## Start SUPPLIED DATA

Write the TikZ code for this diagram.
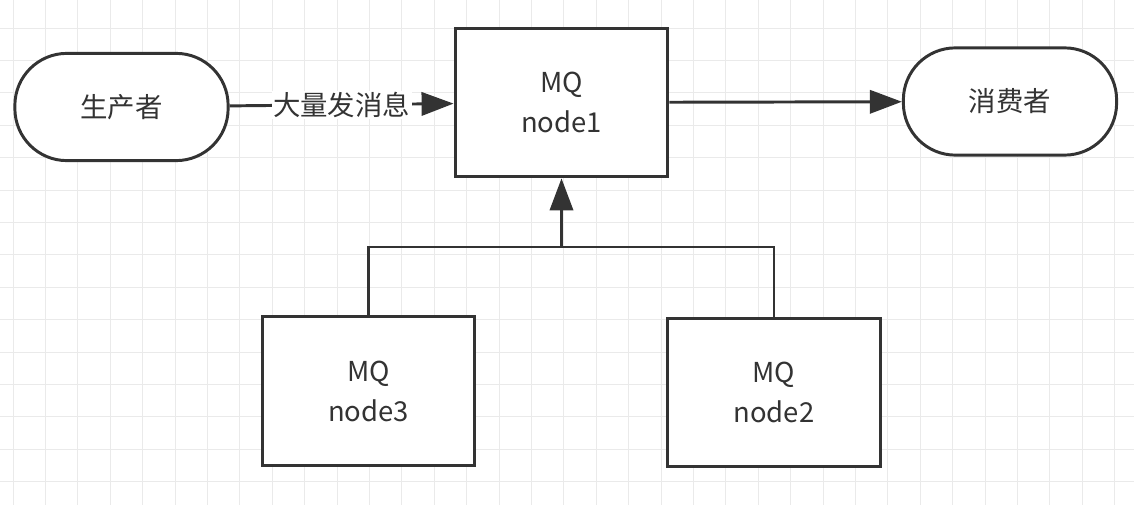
\documentclass[tikz,border=0pt]{standalone}
\usepackage{fontspec}
\setmainfont{Noto Sans CJK SC}
\usetikzlibrary{arrows.meta}
\definecolor{inkgray}{HTML}{333333}
\definecolor{gridgray}{HTML}{EAEAEA}

\begin{document}
\begin{tikzpicture}[x=0.025cm, y=-0.025cm, >={Triangle[length=8mm,width=5.8mm]},
    every node/.style={text=inkgray, font=\fontsize{19.5}{28.5}\selectfont},
    mqbox/.style={draw=inkgray, line width=2.1pt, fill=white, align=center,
        minimum width=5.32cm, minimum height=3.72cm},
    endpoint/.style={draw=inkgray, line width=2.1pt, fill=white, rounded corners=1.3cm,
        minimum width=5.33cm, minimum height=2.68cm},
    link/.style={draw=inkgray, line width=2.1pt}]
        % ==== BACKGROUND AND GRID ====
        \useasboundingbox (0,0) rectangle (1134,505);
        \fill[white] (0,0) rectangle (1134,505);
        \foreach \i in {0,...,34}
            \draw[gridgray, line width=0.6pt] ({13+32.4*\i},0) -- ++(0,505);
        \foreach \j in {0,...,14}
            \draw[gridgray, line width=0.6pt] (0,{28+32.4*\j}) -- ++(1134,0);
        % ==== NODES ====
        \node[endpoint] (producer) at (121.5,107) {生产者};
        \node[mqbox] (node1) at (561.5,102.5) {MQ\\node1};
        \node[endpoint] (consumer) at (1010,101.5) {消费者};
        \node[mqbox] (node3) at (368.5,391) {MQ\\node3};
        \node[mqbox] (node2) at (774,392.5) {MQ\\node2};
        \coordinate (join) at (561.5,247);
        % ==== CONNECTORS ====
        \draw[link, ->] (producer) -- node[fill=white, inner sep=1pt] (sendlabel) {大量发消息} (node1);
        \draw[link, ->] (node1) -- (consumer);
        \draw[link] (node3.north) |- (join) -| (node2.north);
        \draw[link, ->] (join) -- (node1.south);
\end{tikzpicture}
\end{document}
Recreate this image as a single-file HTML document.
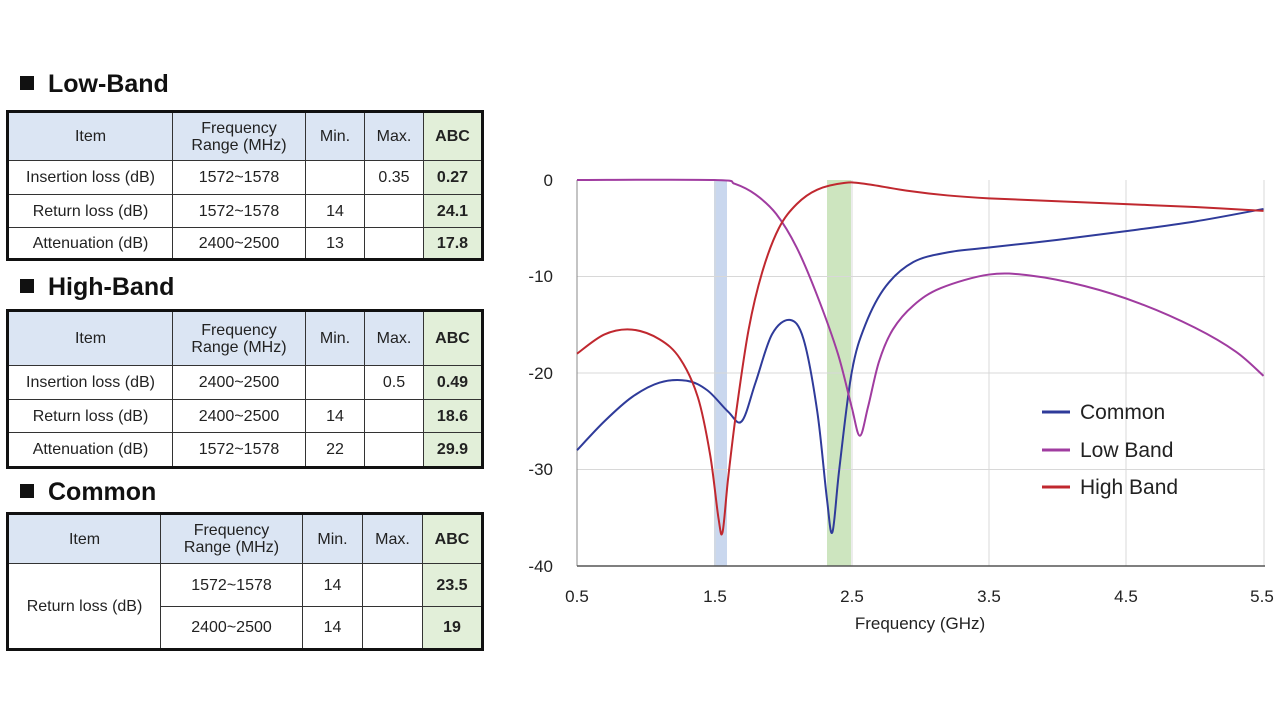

## End SUPPLIED DATA

Pictures are to be left out; the records above must be repeated word for word.

▶ [TASK OUTPUT]
Write the TikZ code for this diagram.
\documentclass[tikz,border=0pt]{standalone}
\usepackage{fontspec}
\setmainfont{Noto Sans CJK SC}
\usetikzlibrary{arrows.meta}
\definecolor{inkgray}{HTML}{333333}
\definecolor{gridgray}{HTML}{EAEAEA}

\begin{document}
\begin{tikzpicture}[x=0.025cm, y=-0.025cm, >={Triangle[length=8mm,width=5.8mm]},
    every node/.style={text=inkgray, font=\fontsize{19.5}{28.5}\selectfont},
    mqbox/.style={draw=inkgray, line width=2.1pt, fill=white, align=center,
        minimum width=5.32cm, minimum height=3.72cm},
    endpoint/.style={draw=inkgray, line width=2.1pt, fill=white, rounded corners=1.3cm,
        minimum width=5.33cm, minimum height=2.68cm},
    link/.style={draw=inkgray, line width=2.1pt}]
        % ==== BACKGROUND AND GRID ====
        \useasboundingbox (0,0) rectangle (1134,505);
        \fill[white] (0,0) rectangle (1134,505);
        \foreach \i in {0,...,34}
            \draw[gridgray, line width=0.6pt] ({13+32.4*\i},0) -- ++(0,505);
        \foreach \j in {0,...,14}
            \draw[gridgray, line width=0.6pt] (0,{28+32.4*\j}) -- ++(1134,0);
        % ==== NODES ====
        \node[endpoint] (producer) at (121.5,107) {生产者};
        \node[mqbox] (node1) at (561.5,102.5) {MQ\\node1};
        \node[endpoint] (consumer) at (1010,101.5) {消费者};
        \node[mqbox] (node3) at (368.5,391) {MQ\\node3};
        \node[mqbox] (node2) at (774,392.5) {MQ\\node2};
        \coordinate (join) at (561.5,247);
        % ==== CONNECTORS ====
        \draw[link, ->] (producer) -- node[fill=white, inner sep=1pt] (sendlabel) {大量发消息} (node1);
        \draw[link, ->] (node1) -- (consumer);
        \draw[link] (node3.north) |- (join) -| (node2.north);
        \draw[link, ->] (join) -- (node1.south);
\end{tikzpicture}
\end{document}
Recreate this image as a single-file HTML document.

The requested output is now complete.